**Problem description**. Line by line, repeat the data below exactly, beginning at the first line and ending at the line with "from matplotlib.colors import". Omit pictures.

**Data provided**.

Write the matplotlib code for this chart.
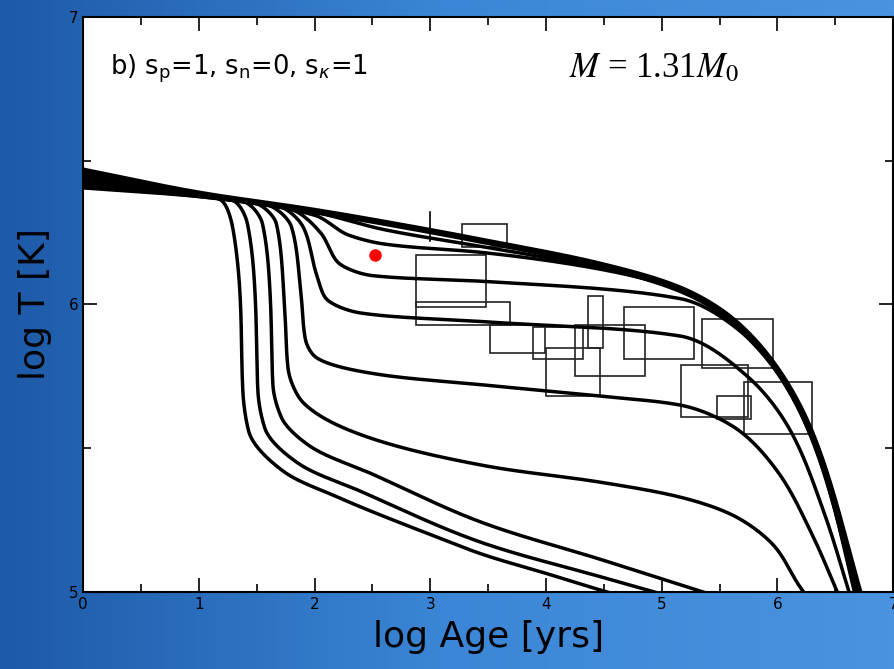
import numpy as np
import matplotlib
matplotlib.use("Agg")
import matplotlib.pyplot as plt
from matplotlib.colors import LinearSegmentedColormap

# cooling curves (log age, log T)
curves = [
    [(0,6.45),(0.5,6.42),(1.0,6.385),(1.2,6.36),(1.3,6.25),(1.36,6.0),(1.38,5.7),(1.43,5.56),(1.73,5.42),(2.2,5.33),(3.0,5.2),(3.46,5.13),(4.0,5.065),(4.53,5.0),(4.8,4.97)],
    [(0,6.44),(0.5,6.415),(1.0,6.38),(1.3,6.36),(1.42,6.28),(1.49,6.0),(1.51,5.7),(1.57,5.57),(1.85,5.45),(2.4,5.35),(3.46,5.17),(4.5,5.05),(4.94,5.0),(5.2,4.97)],
    [(0,6.435),(0.5,6.41),(1.0,6.38),(1.4,6.355),(1.55,6.28),(1.62,6.0),(1.64,5.72),(1.71,5.61),(1.95,5.51),(2.5,5.41),(3.46,5.24),(4.5,5.11),(5.36,5.0),(5.6,4.97)],
    [(0,6.43),(1.0,6.38),(1.5,6.35),(1.67,6.28),(1.74,6.0),(1.77,5.78),(1.86,5.68),(2.2,5.58),(3.46,5.44),(4.5,5.38),(5.16,5.33),(5.6,5.27),(5.95,5.17),(6.27,4.98),(6.33,4.96)],
    [(0,6.425),(1.0,6.38),(1.6,6.345),(1.8,6.27),(1.88,6.05),(1.92,5.88),(2.0,5.82),(2.5,5.76),(3.46,5.72),(4.5,5.68),(5.16,5.65),(5.6,5.58),(6.0,5.42),(6.3,5.2),(6.56,4.96)],
    [(0,6.42),(1.0,6.38),(1.7,6.34),(1.9,6.27),(2.02,6.10),(2.1,6.02),(2.4,5.97),(3.46,5.94),(5.16,5.89),(5.74,5.75),(6.1,5.57),(6.4,5.28),(6.65,4.96)],
    [(0,6.415),(1.0,6.38),(1.8,6.33),(2.05,6.25),(2.22,6.14),(2.5,6.10),(3.46,6.08),(5.16,6.02),(5.7,5.90),(6.1,5.70),(6.4,5.42),(6.69,4.96)],
    [(0,6.41),(1.0,6.375),(2.0,6.31),(2.3,6.24),(2.6,6.21),(3.46,6.18),(4.5,6.12),(5.16,6.05),(5.59,5.94),(6.02,5.75),(6.31,5.52),(6.71,4.96)],
    [(0,6.405),(1.0,6.375),(2.0,6.32),(2.6,6.26),(3.46,6.20),(4.5,6.125),(5.16,6.045),(5.59,5.945),(6.02,5.755),(6.31,5.53),(6.72,4.96)],
    [(0,6.46),(1.0,6.38),(2.0,6.32),(3.0,6.25),(3.46,6.215),(4.5,6.13),(5.16,6.05),(5.59,5.95),(6.02,5.76),(6.31,5.54),(6.73,4.96)],
    [(0,6.465),(1.0,6.385),(2.0,6.325),(3.0,6.255),(3.46,6.22),(4.5,6.135),(5.16,6.055),(5.59,5.955),(6.02,5.765),(6.31,5.545),(6.74,4.96)],
    [(0,6.47),(1.0,6.39),(2.0,6.33),(3.0,6.26),(3.46,6.225),(4.5,6.14),(5.16,6.06),(5.59,5.96),(6.02,5.77),(6.31,5.55),(6.75,4.96)],
]

# observational boxes: x0, x1, y0, y1
box_x0 = [3.27, 2.88, 2.88, 3.52, 3.89, 4.36, 4.25, 4.00, 4.67, 5.35, 5.17, 5.48, 5.71]
box_x1 = [3.66, 3.48, 3.69, 3.99, 4.32, 4.49, 4.86, 4.47, 5.28, 5.96, 5.75, 5.77, 6.30]
box_y0 = [6.20, 5.99, 5.93, 5.83, 5.81, 5.85, 5.75, 5.68, 5.81, 5.78, 5.61, 5.60, 5.55]
box_y1 = [6.28, 6.17, 6.01, 5.93, 5.92, 6.03, 5.93, 5.85, 5.99, 5.95, 5.79, 5.68, 5.73]
err_x, err_y0, err_y1 = 3.0, 6.22, 6.32
red_x, red_y = 2.52, 6.17


def pchip(t, y, tn):
    t = np.asarray(t, float); y = np.asarray(y, float)
    h = np.diff(t); d = np.diff(y) / h
    m = np.zeros_like(y)
    for k in range(1, len(y) - 1):
        if d[k-1] * d[k] > 0:
            w1 = 2*h[k] + h[k-1]; w2 = h[k] + 2*h[k-1]
            m[k] = (w1 + w2) / (w1/d[k-1] + w2/d[k])
    m[0] = d[0]; m[-1] = d[-1]
    idx = np.clip(np.searchsorted(t, tn) - 1, 0, len(h) - 1)
    s = (tn - t[idx]) / h[idx]
    h00 = 2*s**3 - 3*s**2 + 1; h10 = s**3 - 2*s**2 + s
    h01 = -2*s**3 + 3*s**2; h11 = s**3 - s**2
    return h00*y[idx] + h10*h[idx]*m[idx] + h01*y[idx+1] + h11*h[idx]*m[idx+1]


fig = plt.figure(figsize=(8.94, 6.69), dpi=100)
bg = fig.add_axes([0, 0, 1, 1])
grad = np.linspace(0, 1, 256)[None, :]
cm = LinearSegmentedColormap.from_list("bg", ["#1d5aa8", "#3b86d6", "#4a93e0"])
bg.imshow(grad, aspect="auto", cmap=cm, extent=[0, 1, 0, 1])
bg.axis("off")

ax = fig.add_axes([0.093, 0.115, 0.906, 0.860])
ax.set_facecolor("white")
for c in curves:
    xs = np.array([p[0] for p in c]); ys = np.array([p[1] for p in c])
    sx = xs / 7.0; sy = ys / 2.0
    t = np.concatenate([[0], np.cumsum(np.hypot(np.diff(sx), np.diff(sy)))])
    tn = np.linspace(0, t[-1], 600)
    ax.plot(pchip(t, xs, tn), pchip(t, ys, tn), color="black", lw=2.5, solid_capstyle="round")

for x0, x1, y0, y1 in zip(box_x0, box_x1, box_y0, box_y1):
    ax.add_patch(plt.Rectangle((x0, y0), x1 - x0, y1 - y0, fill=False, ec="#222222", lw=1.2))
ax.plot([err_x, err_x], [err_y0, err_y1], color="black", lw=1.2)
ax.plot([red_x], [red_y], "o", color="red", ms=8, mec="red")

ax.set_xlim(0, 7); ax.set_ylim(5, 7)
ax.set_xticks(range(0, 8)); ax.set_xticks(np.arange(0, 7.01, 0.5), minor=True)
ax.set_yticks([5, 6, 7]); ax.set_yticks([5.5, 6.5], minor=True)
ax.tick_params(which="both", direction="in", top=True, right=True, labelsize=11)
ax.tick_params(which="major", length=10, width=1.2)
ax.tick_params(which="minor", length=6, width=1.2)
for s in ax.spines.values():
    s.set_linewidth(1.5)
ax.set_xlabel("log Age [yrs]", fontsize=26, labelpad=6)
ax.set_ylabel("log T [K]", fontsize=26, labelpad=12)
ax.text(0.033, 0.91, r"b) s$_\mathregular{p}$=1, s$_\mathregular{n}$=0, s$_\kappa$=1",
        transform=ax.transAxes, fontsize=18.5, va="center")
ax.text(0.6, 0.91, r"$M$ = 1.31$M_0$", transform=ax.transAxes, fontsize=25,
        family="Liberation Serif", va="center", math_fontfamily="stix")
fig.savefig("out.png", dpi=100)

**Completed task**.
Write the matplotlib code for this chart.
import numpy as np
import matplotlib
matplotlib.use("Agg")
import matplotlib.pyplot as plt
from matplotlib.colors import LinearSegmentedColormap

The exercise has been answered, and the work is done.